The computational cost #

Newton’s method’s power comes with a price. At each iteration, we must compute the Hessian matrix, which requires evaluating all second partial derivatives of our function. For a function of $d$ variables, this means computing and storing $d(d+1)/2$ distinct second derivatives.

Even more expensive is solving the linear system $\nabla^2 f(\mathbf{x}_k)\mathbf{p}_k = -\nabla f(\mathbf{x}_k)$ at each iteration. For general matrices, this requires roughly $d^3/3$ arithmetic operations, which becomes prohibitive as the dimension grows.

When Newton’s method can fail #

Pure Newton’s method isn’t foolproof. The Hessian matrix might not be positive definite away from the minimum, which means our quadratic model might not have a minimum—it could have a maximum or a saddle point instead. In such cases, the Newton step might point in completely the wrong direction.

Additionally, if we start too far from a minimum, the quadratic approximation might be a poor representation of the true function, leading to steps that actually increase the function value.

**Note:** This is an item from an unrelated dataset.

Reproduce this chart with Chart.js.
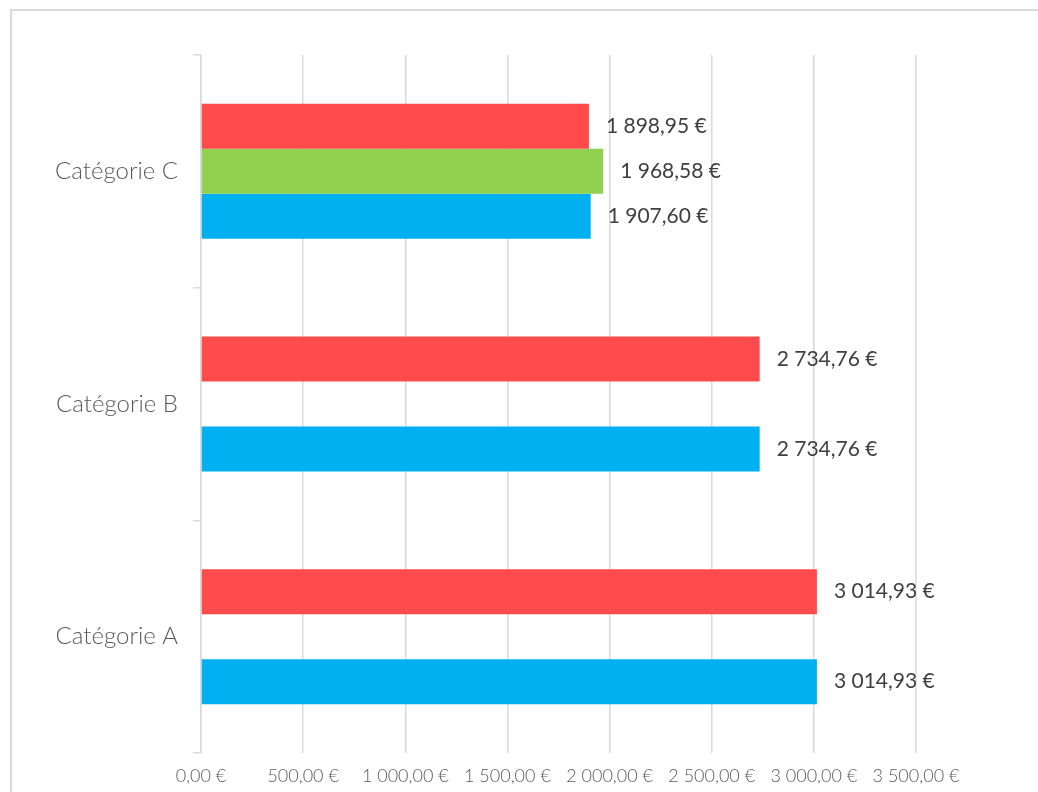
<!DOCTYPE html>
<html lang="fr">
<head>
<meta charset="utf-8">
<script src="https://cdn.jsdelivr.net/npm/chart.js@4"></script>
<style>
  html, body { margin: 0; padding: 0; background: #fff; overflow: hidden; }
  #frame { position: absolute; left: 10px; top: 9px; width: 1200px; height: 1000px; border: 2px solid #d9d9d9; }
  #wrap { position: absolute; left: 0; top: 0; width: 1038px; height: 792px; }
</style>
</head>
<body>
<div id="frame"></div>
<div id="wrap"><canvas id="chart"></canvas></div>
<script>
// données
const categories = ['Catégorie C', 'Catégorie B', 'Catégorie A'];
const serie1 = [1898.95, 2734.76, 3014.93];   // rouge
const serie2 = [1968.58, null, null];         // vert
const serie3 = [1907.60, 2734.76, 3014.93];   // bleu
const xTicks = [0, 500, 1000, 1500, 2000, 2500, 3000, 3500];

const FONT = 'Lato, "Noto Sans", sans-serif';

function euro(v) {
    const parts = v.toFixed(2).split('.');
    const ent = parts[0].replace(/\B(?=(\d{3})+(?!\d))/g, ' ');
    return ent + ',' + parts[1] + ' €';
}

// étiquettes de valeur à droite des barres
const valueLabels = {
    id: 'valueLabels',
    afterDatasetsDraw(chart) {
        const ctx = chart.ctx;
        ctx.save();
        ctx.font = '21px ' + FONT;
        ctx.fillStyle = '#404040';
        ctx.textAlign = 'left';
        ctx.textBaseline = 'middle';
        chart.data.datasets.forEach((ds, i) => {
            chart.getDatasetMeta(i).data.forEach((bar, j) => {
                const v = ds.data[j];
                if (v == null) return;
                ctx.fillText(euro(v), bar.x + 17, bar.y);
            });
        });
        ctx.restore();
    }
};

new Chart(document.getElementById('chart'), {
    type: 'bar',
    data: {
        labels: categories,
        datasets: [
            { label: 'Série 1', data: serie1, backgroundColor: '#ff4b4b' },
            { label: 'Série 2', data: serie2, backgroundColor: '#92d050' },
            { label: 'Série 3', data: serie3, backgroundColor: '#00b0f0' }
        ]
    },
    options: {
        indexAxis: 'y',
        responsive: true,
        maintainAspectRatio: false,
        animation: false,
        layout: { padding: { top: 55, right: 122, left: 0, bottom: 0 } },
        datasets: { bar: { categoryPercentage: 0.58, barPercentage: 1 } },
        plugins: { legend: { display: false }, tooltip: { enabled: false } },
        scales: {
            x: {
                min: 0,
                max: 3500,
                afterBuildTicks: (scale) => { scale.ticks = xTicks.map(v => ({ value: v })); },
                afterFit: (scale) => { scale.height = 39; },
                grid: { color: '#d9d9d9', lineWidth: 1.5, drawTicks: false },
                border: { display: false },
                ticks: {
                    padding: 12,
                    color: '#595959',
                    font: { family: FONT, size: 18, weight: 300 },
                    maxRotation: 0,
                    autoSkip: false,
                    callback: (v) => euro(v)
                }
            },
            y: {
                afterFit: (scale) => { scale.width = 201; },
                grid: { drawOnChartArea: false, drawTicks: true, tickLength: 8, color: '#d9d9d9', lineWidth: 1.5 },
                border: { display: true, color: '#d9d9d9', width: 1.5 },
                ticks: {
                    padding: 15,
                    color: '#595959',
                    font: { family: FONT, size: 24, weight: 300 }
                }
            }
        }
    },
    plugins: [valueLabels]
});
</script>
</body>
</html>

Looking ahead: the bridge between methods #

The contrasting strengths and weaknesses of steepest descent and Newton’s method naturally lead to interesting questions. Can we capture some of Newton’s geometric insight without the full computational burden? Can we ensure the global reliability of gradient methods while achieving faster local convergence?

These questions motivate more sophisticated approaches. Quasi-Newton methods, which we’ll explore in later chapters, build approximations to the Hessian using only gradient information. Methods like BFGS achieve superlinear convergence—faster than linear but not quite quadratic—while requiring much less computation than full Newton steps.

Similarly, trust region methods and linesearch strategies, which we’ll study later, provide systematic ways to ensure that our algorithms make reliable progress even when our local approximations aren’t perfect.